Amy and her Mummy came round this morning and we had a good talk about tentative plans for when Van and Lorry put in an appearance. On Wednesday she has a consultant appointment and another scan, I'm hoping that she will be given a date for her section, weeks away yet but it will give me time to request the fortnight off work. She also questioned me about what to do if something happens whilst she is at work, difficult to answer really as there as so many scenarios, so the best advice I could offer was if it seems non-urgent get someone to drive you to the hospital you are booked at but if it seems urgent then call an ambulance and they will take you to the nearest, most appropriate one. That is the nub of the question really, what 'something' is she thinking of? For the first time today she voiced her fear of the twins arriving really early. I think this is possibly due to the rate at which her bump is growing, day by day it is increasing, and so she is now sure that she will have them before the 36weeks planned by the consultant. Already she is experiencing breathlessness, it is uncomfortable for her to bend forward as it feels tender at the top of her bump, and getting to sleep is difficult as, which ever side she lies on, one of the babies objects and starts to kick madly. Whilst we were on the subject of prem birth I broached the shortage of NICU cots and the chance that the babies could end up in different units, luckily she had already appreciated that because of her sister's threatened prem birth with Izzy and the treat of a journey to Bristol. Once she gets to 28 weeks I will begin to feel much more positive and every day past that milestone will be a blessing.

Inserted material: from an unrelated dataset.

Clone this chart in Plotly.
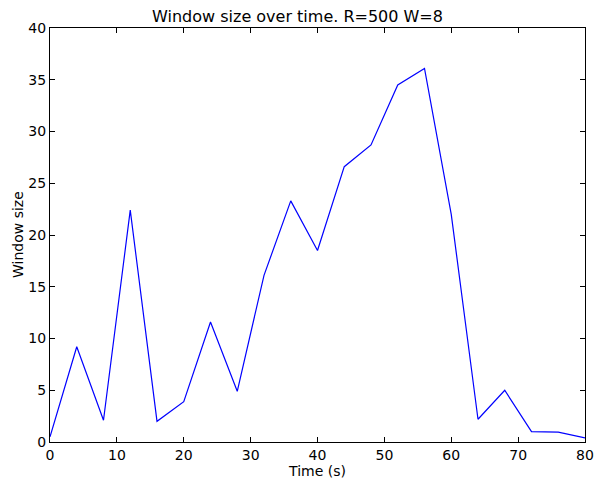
import plotly.graph_objects as go

time_s = [0, 4, 8, 12, 16, 20, 24, 28, 32, 36, 40, 44, 48, 52, 56, 60, 64, 68, 72, 76, 80]
window = [0.5, 9.2, 2.1, 22.4, 2.0, 3.9, 11.6, 4.9, 16.1, 23.3, 18.5, 26.6, 28.7, 34.5, 36.1, 22.0, 2.2, 5.0, 1.0, 0.95, 0.4]

x_ticks = [0, 10, 20, 30, 40, 50, 60, 70, 80]
y_ticks = [0, 5, 10, 15, 20, 25, 30, 35, 40]

fig = go.Figure()
fig.add_trace(go.Scatter(x=time_s, y=window, mode="lines",
                         line=dict(color="#0000ff", width=1.2)))

font = dict(family="DejaVu Sans", size=14, color="black")
axis_common = dict(showgrid=False, zeroline=False, showline=True, linecolor="black",
                   linewidth=1, mirror="ticks", ticks="inside", ticklen=5,
                   tickcolor="black", tickfont=font, automargin=False)

plot_w = 595 - 50 - 10
fig.update_layout(
    width=595, height=484,
    margin=dict(l=50, r=10, t=28, b=42),
    paper_bgcolor="white", plot_bgcolor="white",
    showlegend=False,
    title=dict(text="Window size over time. R=500 W=8", x=0.5, xanchor="center",
               y=1 - 16/484, yanchor="middle",
               font=dict(family="DejaVu Sans", size=16, color="black")),
    xaxis=dict(range=[0, 80], tickvals=x_ticks, title=dict(text="Time (s)", font=font, standoff=4),
               **axis_common),
    yaxis=dict(range=[0, 40], tickvals=y_ticks, **axis_common),
    annotations=[dict(text="Window size", textangle=-90, font=font, showarrow=False,
                      xref="paper", yref="paper", x=-(50 - 18) / plot_w, y=0.5,
                      xanchor="center", yanchor="middle")],
)

fig.write_html("out.html")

I see whilst I was away in Brum that NHS blog doctor has been scribing about free-birthers and independant midwives, interesting entry causing much debate about the right of the unborn baby. If only I had a laptop then I would have picked up on it earlier and commented.
If anyone is interested in the Independant Midwives lack of insurance debate then please look here my favourite G.P has given this blog a mention in his BritMed weekly awards, I love a good mud-slinging fest.